* _Exercise goal_: All the data below goes into the copy word for word, but the pictures don't.

Plotting code records
--- Start ---
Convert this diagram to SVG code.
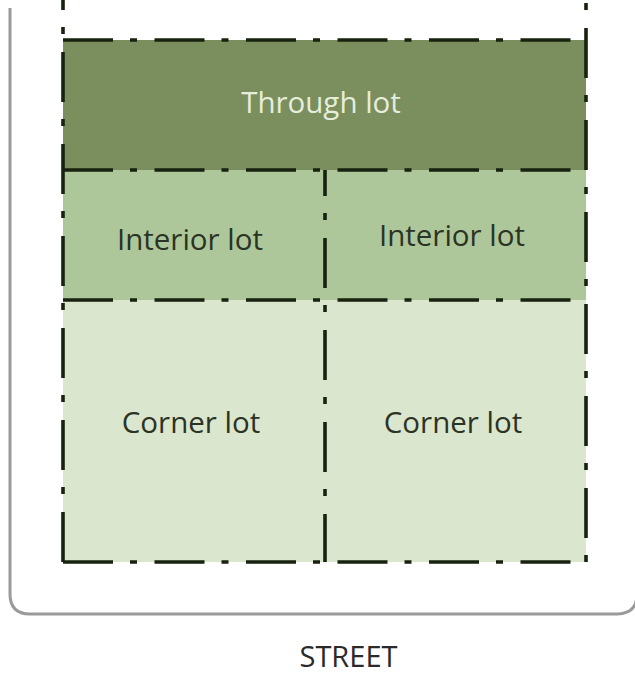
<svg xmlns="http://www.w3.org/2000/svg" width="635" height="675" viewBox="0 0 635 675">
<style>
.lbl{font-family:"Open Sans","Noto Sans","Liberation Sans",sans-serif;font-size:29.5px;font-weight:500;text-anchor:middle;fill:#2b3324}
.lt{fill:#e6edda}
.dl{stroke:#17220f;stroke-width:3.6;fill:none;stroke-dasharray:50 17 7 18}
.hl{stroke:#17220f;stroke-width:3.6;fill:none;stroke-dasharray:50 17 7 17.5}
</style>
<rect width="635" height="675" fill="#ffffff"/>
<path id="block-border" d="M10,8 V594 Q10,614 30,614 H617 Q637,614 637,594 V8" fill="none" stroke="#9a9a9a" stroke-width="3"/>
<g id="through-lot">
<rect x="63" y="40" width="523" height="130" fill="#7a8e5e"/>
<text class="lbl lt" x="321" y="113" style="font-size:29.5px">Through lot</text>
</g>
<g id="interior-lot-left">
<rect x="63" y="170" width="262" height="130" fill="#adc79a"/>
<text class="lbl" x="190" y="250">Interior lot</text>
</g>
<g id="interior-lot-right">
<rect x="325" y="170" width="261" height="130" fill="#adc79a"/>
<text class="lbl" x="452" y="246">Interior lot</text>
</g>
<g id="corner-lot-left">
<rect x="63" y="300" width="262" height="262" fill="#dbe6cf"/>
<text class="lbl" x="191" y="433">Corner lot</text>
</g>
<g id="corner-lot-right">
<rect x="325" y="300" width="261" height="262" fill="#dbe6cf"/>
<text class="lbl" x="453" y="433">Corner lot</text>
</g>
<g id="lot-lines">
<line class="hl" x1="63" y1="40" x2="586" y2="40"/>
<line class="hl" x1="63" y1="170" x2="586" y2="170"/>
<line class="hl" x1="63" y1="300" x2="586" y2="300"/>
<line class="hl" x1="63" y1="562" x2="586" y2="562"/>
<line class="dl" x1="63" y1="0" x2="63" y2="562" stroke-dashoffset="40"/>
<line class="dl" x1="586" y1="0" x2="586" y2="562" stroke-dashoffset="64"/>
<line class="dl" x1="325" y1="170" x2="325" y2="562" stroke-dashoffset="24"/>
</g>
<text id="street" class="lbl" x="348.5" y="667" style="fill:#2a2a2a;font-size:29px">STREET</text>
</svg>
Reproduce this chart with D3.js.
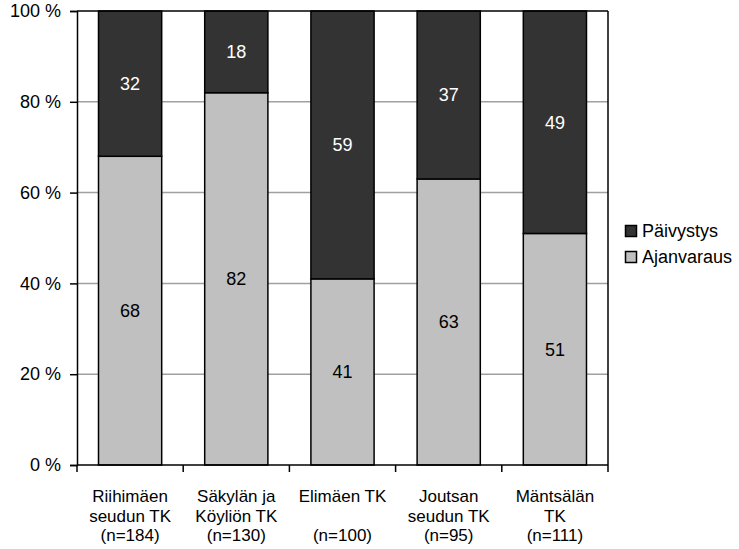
--- End ---
* _Problem solution_:
Convert this diagram to SVG code.
<svg xmlns="http://www.w3.org/2000/svg" width="635" height="675" viewBox="0 0 635 675">
<style>
.lbl{font-family:"Open Sans","Noto Sans","Liberation Sans",sans-serif;font-size:29.5px;font-weight:500;text-anchor:middle;fill:#2b3324}
.lt{fill:#e6edda}
.dl{stroke:#17220f;stroke-width:3.6;fill:none;stroke-dasharray:50 17 7 18}
.hl{stroke:#17220f;stroke-width:3.6;fill:none;stroke-dasharray:50 17 7 17.5}
</style>
<rect width="635" height="675" fill="#ffffff"/>
<path id="block-border" d="M10,8 V594 Q10,614 30,614 H617 Q637,614 637,594 V8" fill="none" stroke="#9a9a9a" stroke-width="3"/>
<g id="through-lot">
<rect x="63" y="40" width="523" height="130" fill="#7a8e5e"/>
<text class="lbl lt" x="321" y="113" style="font-size:29.5px">Through lot</text>
</g>
<g id="interior-lot-left">
<rect x="63" y="170" width="262" height="130" fill="#adc79a"/>
<text class="lbl" x="190" y="250">Interior lot</text>
</g>
<g id="interior-lot-right">
<rect x="325" y="170" width="261" height="130" fill="#adc79a"/>
<text class="lbl" x="452" y="246">Interior lot</text>
</g>
<g id="corner-lot-left">
<rect x="63" y="300" width="262" height="262" fill="#dbe6cf"/>
<text class="lbl" x="191" y="433">Corner lot</text>
</g>
<g id="corner-lot-right">
<rect x="325" y="300" width="261" height="262" fill="#dbe6cf"/>
<text class="lbl" x="453" y="433">Corner lot</text>
</g>
<g id="lot-lines">
<line class="hl" x1="63" y1="40" x2="586" y2="40"/>
<line class="hl" x1="63" y1="170" x2="586" y2="170"/>
<line class="hl" x1="63" y1="300" x2="586" y2="300"/>
<line class="hl" x1="63" y1="562" x2="586" y2="562"/>
<line class="dl" x1="63" y1="0" x2="63" y2="562" stroke-dashoffset="40"/>
<line class="dl" x1="586" y1="0" x2="586" y2="562" stroke-dashoffset="64"/>
<line class="dl" x1="325" y1="170" x2="325" y2="562" stroke-dashoffset="24"/>
</g>
<text id="street" class="lbl" x="348.5" y="667" style="fill:#2a2a2a;font-size:29px">STREET</text>
</svg>
Reproduce this chart with D3.js.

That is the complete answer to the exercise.